You can’t protect what you don’t understand. Buying land without a survey is a bit like buying a used car without checking under the hood. It might be fine, but it might also come with a costly surprise.
A survey tells you exactly what you’re paying for. It confirms the acreage and reveals issues early, before they become your legal headache. Common problems include:
- A neighbor’s fence sitting partly on your land
- An old shed or structure built past the boundary line
- A driveway or access road crossing into someone else’s property
Catching these issues before closing gives you leverage. You can negotiate a price adjustment, ask the seller to resolve the problem, or decide to walk away. Catching them after closing means the problem now belongs to you, often along with legal fees.
How New Construction Changes the Ground Rules
Rapid development changes how land gets divided, sold, and recorded. Because of this, older survey data can fall out of date faster than most buyers expect. A current survey accounts for recent subdivisions, new roads, and utility installations that older records may not reflect.
New housing developments tend to appear quickly, and that growth reshapes the ground beneath what used to be stable boundaries. Lots get split, roads get added, and utility lines go in. All of this can shift records that buyers assume are still accurate.

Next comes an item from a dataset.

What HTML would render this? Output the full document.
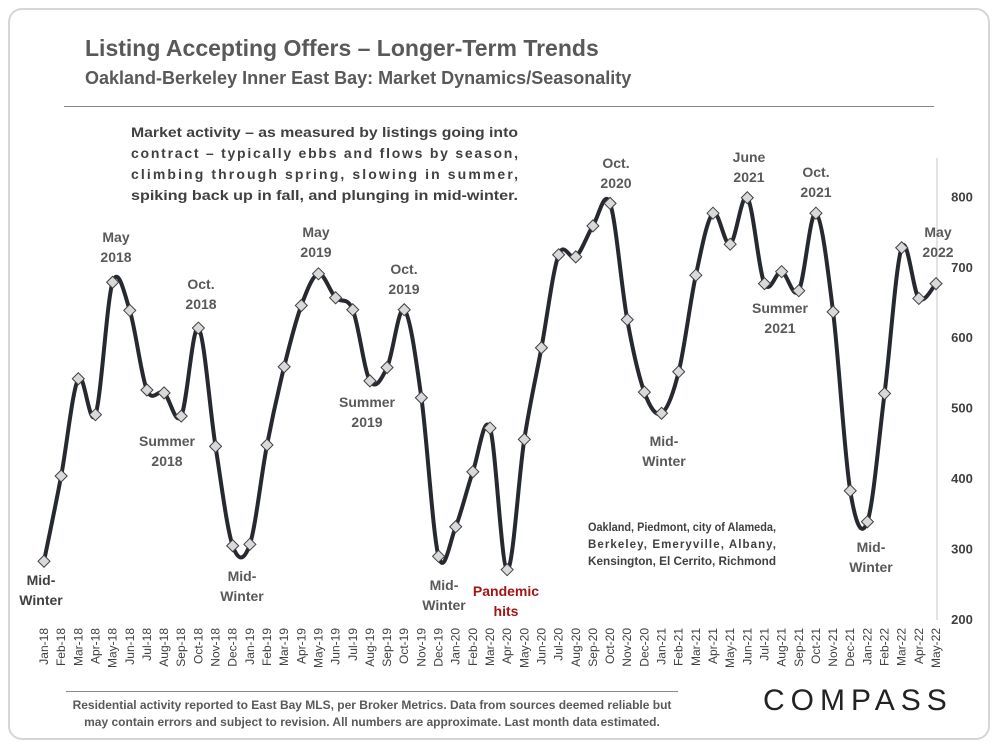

When land near a new development gets resold, the survey on file can be years behind reality. Buyers often assume that because everything around them looks new, the paperwork must be new too. That assumption is wrong more often than people think. A fresh survey closes the gap between what’s officially recorded and what’s actually on the ground.
The Details a Surveyor Will Map Out
A good survey does more than mark four corners and stop there. It maps out everything relevant to ownership and future use. Here’s what it typically reveals:
- Exact property corners and boundary lines
- Encroachments, like a neighbor’s fence or shed crossing onto the lot
- Existing structures, including driveways, sheds, and outbuildings
- Easements, which are sections of land where utility companies or others hold legal access rights
- Roads, walkways, or shared access points near the property
- Natural features like creeks, slopes, or wooded areas that could affect future building plans
This information matters whether you plan to build right away, add a structure later, or simply want certainty about what you own. Without a survey, you’re relying on assumptions, and assumptions rarely hold up in a property dispute.
Picking the Right Moment to Order One
The best time to schedule a property survey is before closing, not after. A pre-closing survey gives you room to act on whatever it finds, while a discovery made after closing usually requires legal action to resolve.
Timing changes everything here. If the results show a smaller lot than advertised, or a structure encroaching on the boundary line, you can ask for a price adjustment, request repairs, or decide the deal isn’t right anymore.
Wait until after closing, and that leverage disappears. At that point, you own the problem, and resolving it usually means hiring an attorney and possibly heading to court. A survey ordered upfront almost always costs less than a dispute settled later.
If you’re buying land near a new development, it helps to build the survey into your timeline early. Ask your real estate agent or attorney about adding a survey contingency to your offer, so the deal depends on accurate results before anything is final.
Frequently Asked Questions
What does a property survey actually involve?
A licensed surveyor measures the land using specialized equipment and cross-references public land records to create a legal map. This map shows the exact boundary lines, corners, and shape of the property, and it can be used as evidence if a dispute ever arises.
Is a property survey really necessary before buying land?
Yes, because it confirms the lot size and boundaries match what’s stated in the listing or contract. It also catches issues like encroaching fences or structures before you become legally responsible for resolving them, which protects you from costly surprises after closing.
What kinds of features show up on a survey report?
A survey report typically includes property corners, boundary lines, existing structures like driveways or sheds, easements where utility companies hold access rights, and any nearby roads or natural features that could affect future building plans.
How much time should I budget for a property survey?
Most surveys are completed within a few days to a couple of weeks. The timeline depends on the size of the lot, how complicated the boundaries are, and how accessible the existing land records happen to be.
Can a buyer request their own survey, or does it have to come from the seller?
Buyers can request their own independent survey, and many choose to during the due diligence period before closing. This gives you control over the process and ensures the results reflect the most current conditions of the land.